# First Light on the Backlakes



## trashcanslam (Mar 7, 2006)

I took this picture as I was running through the marsh in my flats boat, it turned out pretty nice. I'm just getting into editing photos and wondered if anyone can touch this one up and make it look a little better.


----------



## LIVIN (Oct 31, 2006)

What a great shot !


----------



## KappaSig (Jun 20, 2005)

*Cleaned it up*

Tried a few things per your request

I tried to cut out the bow of your boat - but couldn't get it to where you couldn't tell

Mainly adjusted the light and sharpened it a bit

I actually like the blur from the original though


----------



## galbayfisher (May 28, 2004)

yea, you lose the feeling when you lose the blur!!


----------



## Koru (Sep 25, 2006)

using Picasa2:
horizon straighten
sharpen
auto contrast
fill light

(i tried using the brightness thing but it changed the colours)


----------



## Koru (Sep 25, 2006)

galbayfisher said:


> yea, you lose the feeling when you lose the blur!!

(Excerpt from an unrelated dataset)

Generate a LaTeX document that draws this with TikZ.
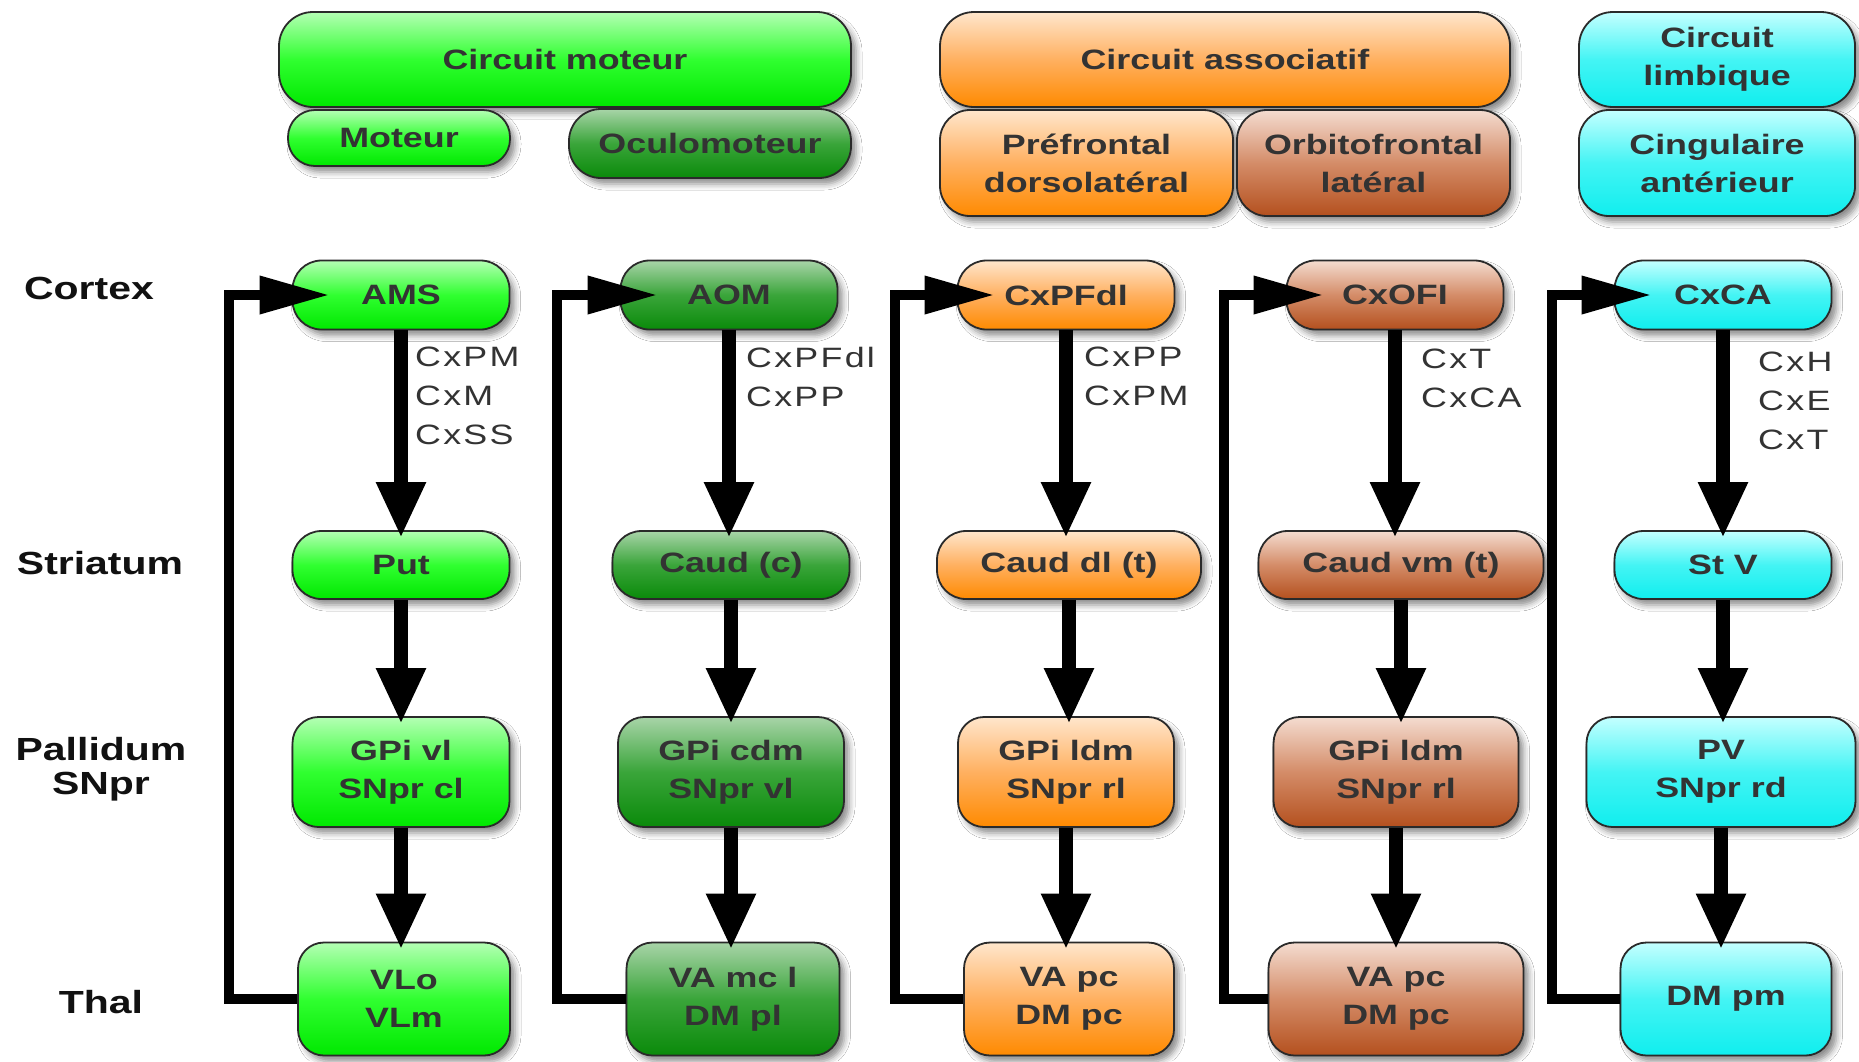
\documentclass[tikz,border=0pt]{standalone}
\usepackage{fontspec}
\usetikzlibrary{arrows.meta,shadows.blur}
\newfontfamily\bfont[FakeStretch=1.28]{Liberation Sans}
\newfontfamily\lfont[FakeStretch=1.28,LetterSpace=8]{Liberation Sans}
\definecolor{gtop}{HTML}{B4FFB4}\definecolor{gmid}{HTML}{30FF30}\definecolor{gbot}{HTML}{00E800}
\definecolor{dtop}{HTML}{A8D4A8}\definecolor{dmid}{HTML}{3AA53A}\definecolor{dbot}{HTML}{0A8A0A}
\definecolor{otop}{HTML}{FFE6CC}\definecolor{omid}{HTML}{FFB060}\definecolor{obot}{HTML}{FF8A00}
\definecolor{btop}{HTML}{F4DCD0}\definecolor{bmid}{HTML}{D48C68}\definecolor{bbot}{HTML}{B4501E}
\definecolor{ctop}{HTML}{C4FFFF}\definecolor{cmid}{HTML}{44F4F4}\definecolor{cbot}{HTML}{10EEEE}
\definecolor{boxline}{HTML}{2A2A2A}
\definecolor{txt}{HTML}{333333}
\definecolor{lbl}{HTML}{111111}
\begin{document}
\begin{tikzpicture}[x=1pt,y=-1pt,
  box/.style={draw=boxline, line width=1.8pt, align=center, inner sep=0pt, text=txt,
    font={\bfont\bfseries\fontsize{28}{38}\selectfont},
    blur shadow={shadow xshift=5pt, shadow yshift=-6pt, shadow blur radius=6pt, shadow opacity=45}},
  gre/.style={top color=gtop, bottom color=gbot, middle color=gmid},
  dgr/.style={top color=dtop, bottom color=dbot, middle color=dmid},
  ora/.style={top color=otop, bottom color=obot, middle color=omid},
  bro/.style={top color=btop, bottom color=bbot, middle color=bmid},
  cya/.style={top color=ctop, bottom color=cbot, middle color=cmid},
  pillA/.style={box, rounded corners=29pt, minimum height=69pt},
  pillB/.style={box, rounded corners=29pt, minimum height=68pt},
  rboxA/.style={box, rounded corners=26pt, minimum height=110pt},
  rboxB/.style={box, rounded corners=26pt, minimum height=113pt},
  topbox/.style={box, rounded corners=34pt},
  rowlabel/.style={align=center, inner sep=0pt, text=lbl, font={\bfont\bfseries\fontsize{32}{34}\selectfont}},
  edgelabel/.style={align=left, inner sep=0pt, anchor=north west, text=txt, font={\lfont\fontsize{28}{39}\selectfont}},
  darrow/.style={line width=14pt, draw=black, -{Triangle[width=46pt,length=56pt]}},
  loopline/.style={line width=10pt, draw=black, -{Triangle[width=36pt,length=70pt]}}
]
\fill[white] (0,0) rectangle (1859,1061);
\useasboundingbox (0,0) rectangle (1859,1061);

% top legend boxes
\node[topbox, gre, minimum width=572pt, minimum height=95pt] (cm) at (565,59.5) {Circuit moteur};
\node[box, gre, rounded corners=27pt, minimum width=222pt, minimum height=56pt] (mot) at (399,138) {Moteur};
\node[box, dgr, rounded corners=32pt, minimum width=282pt, minimum height=69pt] (ocu) at (710,143.5) {Oculomoteur};
\node[topbox, ora, minimum width=570pt, minimum height=95pt] (ca) at (1225,59.5) {Circuit associatif};
\node[topbox, ora, rounded corners=30pt, minimum width=293pt, minimum height=106pt] (pre) at (1086.5,163) {Préfrontal\\dorsolatéral};
\node[topbox, bro, rounded corners=30pt, minimum width=273pt, minimum height=106pt] (orb) at (1373.5,163) {Orbitofrontal\\latéral};
\node[topbox, cya, minimum width=276pt, minimum height=95pt] (cl) at (1717,59.5) {Circuit\\limbique};
\node[topbox, cya, rounded corners=30pt, minimum width=276pt, minimum height=106pt] (cing) at (1717,163) {Cingulaire\\antérieur};

% row labels
\node[rowlabel] (rc) at (89,288) {Cortex};
\node[rowlabel] (rs) at (100,563) {Striatum};
\node[rowlabel] (rp) at (101,769) {Pallidum\\SNpr};
\node[rowlabel] (rt) at (101,1002) {Thal};

% column 1
\node[pillA, gre, minimum width=217pt] (c1) at (401,295) {AMS};
\node[pillB, gre, minimum width=217pt] (s1) at (401,565) {Put};
\node[rboxA, gre, minimum width=217pt] (p1) at (401,772) {GPi vl\\SNpr cl};
\node[rboxB, gre, minimum width=212pt] (t1) at (404,999) {VLo\\VLm};
% column 2
\node[pillA, dgr, minimum width=217pt] (c2) at (729,295) {AOM};
\node[pillB, dgr, minimum width=237pt] (s2) at (731,565) {Caud (c)};
\node[rboxA, dgr, minimum width=226pt] (p2) at (731,772) {GPi cdm\\SNpr vl};
\node[rboxB, dgr, minimum width=213pt] (t2) at (733,999) {VA mc l\\DM pl};
% column 3
\node[pillA, ora, minimum width=217pt] (c3) at (1066,295) {CxPFdl};
\node[pillB, ora, minimum width=264pt] (s3) at (1069,565) {Caud dl (t)};
\node[rboxA, ora, minimum width=216pt] (p3) at (1066,772) {GPi ldm\\SNpr rl};
\node[rboxB, ora, minimum width=210pt] (t3) at (1069,999) {VA pc\\DM pc};
% column 4
\node[pillA, bro, minimum width=217pt] (c4) at (1395,295) {CxOFI};
\node[pillB, bro, minimum width=285pt] (s4) at (1401,565) {Caud vm (t)};
\node[rboxA, bro, minimum width=245pt] (p4) at (1396,772) {GPi ldm\\SNpr rl};
\node[rboxB, bro, minimum width=255pt] (t4) at (1396,999) {VA pc\\DM pc};
% column 5
\node[pillA, cya, minimum width=217pt] (c5) at (1723,295) {CxCA};
\node[pillB, cya, minimum width=217pt] (s5) at (1723,565) {St V};
\node[rboxA, cya, minimum width=269pt] (p5) at (1721,772) {PV\\SNpr rd};
\node[rboxB, cya, minimum width=211pt] (t5) at (1726,999) {DM pm};

% loop corner coordinates
\coordinate (k1) at (229,295);
\coordinate (k2) at (557,295);
\coordinate (k3) at (895,295);
\coordinate (k4) at (1224,295);
\coordinate (k5) at (1552,295);

% down arrows and feedback loops
\foreach \i in {1,...,5}{
  \draw[darrow] (c\i.south) -- ([yshift=-8pt]c\i.south |- s\i.north);
  \draw[darrow] (s\i.south) -- ([yshift=-8pt]s\i.south |- p\i.north);
  \draw[darrow] (p\i.south) -- ([yshift=-8pt]p\i.south |- t\i.north);
  \draw[loopline] (t\i.west) -| (k\i) -- ([xshift=38pt]c\i.west);
}

% edge labels
\node[edgelabel] (e1) at (415,347) {CxPM\\CxM\\CxSS};
\node[edgelabel] (e2) at (746,347) {CxPFdl\\CxPP};
\node[edgelabel] (e3) at (1084,347) {CxPP\\CxPM};
\node[edgelabel] (e4) at (1421,349) {CxT\\CxCA};
\node[edgelabel] (e5) at (1758,352) {CxH\\CxE\\CxT};
\end{tikzpicture}
\end{document}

i _think_ the moody feeling goes when the light is increased, not so much the blur decreased. make sense?

rosesm


----------



## Slip (Jul 25, 2006)

Another try at it. 

Straightened a little.

Adjusted some color in sky.


----------



## chicapesca (Jun 7, 2004)

Nice capture! I like the blur too, I feel like I'm on the boat with you.

Here's my attempt. I saturated the colors a little, leveled the horizon, and played with the contrast a bit.


----------



## trashcanslam (Mar 7, 2006)

slip knot said:


> Another try at it.
> 
> Straightened a little.
> 
> Adjusted some color in sky.


What an awesome job! Guys y'all are great at this, thanks for everybody's help.


----------



## grayfish (Jul 31, 2005)

Thought I would play also.


----------



## grayfish (Jul 31, 2005)

And one more.


----------



## trashcanslam (Mar 7, 2006)

grayfish said:


> And one more.


Right Click, Set as Background, Click.

Thanks!!! Very sharp.


----------